Taking the reins of the county in 2011, Massie scoured its bills and chipped away waste where he found it. He had electric company lineman take him to visit every electric meter on the taxpayer tab — and then Massie stopped paying the bills for the ones the county itself wasn’t using. He ceased paying rent to a railroad company for a drainage ditch the railroad didn’t own. The county had been unnecessarily cutting checks to the railroad company for 18 years.
Driving to local tea party events around the state, he told his story, connecting with the grass roots. When Davis announced his retirement from Congress, Massie was encouraged to run. His bid had the support of a strong network of tea party groups. The establishment split, backing two other candidates.
With the help of Paul and a super PAC, he won the seven-way primary with 45 percent of the vote and cruised to a general election victory.
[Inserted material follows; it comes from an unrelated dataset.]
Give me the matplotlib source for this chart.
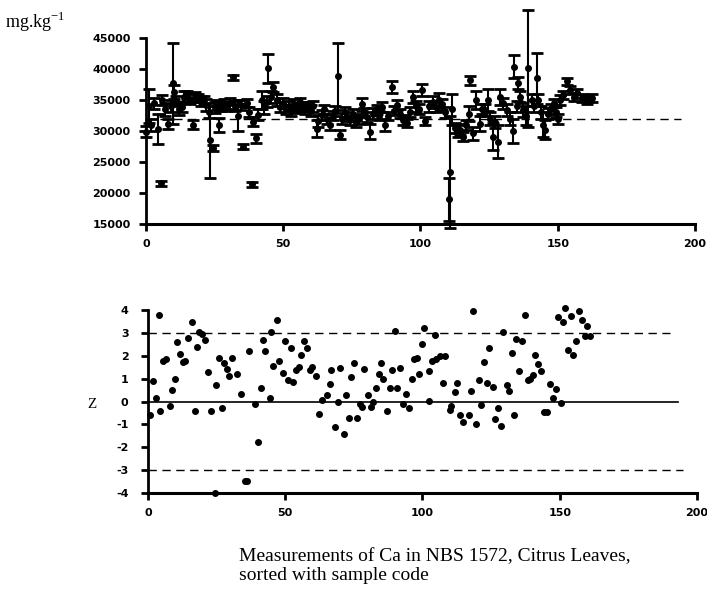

The red hue of his district means Massie is safe from a Democratic challenger. And given his deep grass-roots support, Massie is likely to have significant leeway on how he votes without risking a primary challenge.
Effectively the first tea party member of the 113th Congress — and the only one with a vote on the fiscal cliff — Massie is uniquely positioned to help write the next chapter of the tea party’s role in Congress.
In a Washington, where political functionality has been taken apart and thrown asunder, those who have known Massie for years are curious to see what he can build with all the broken parts.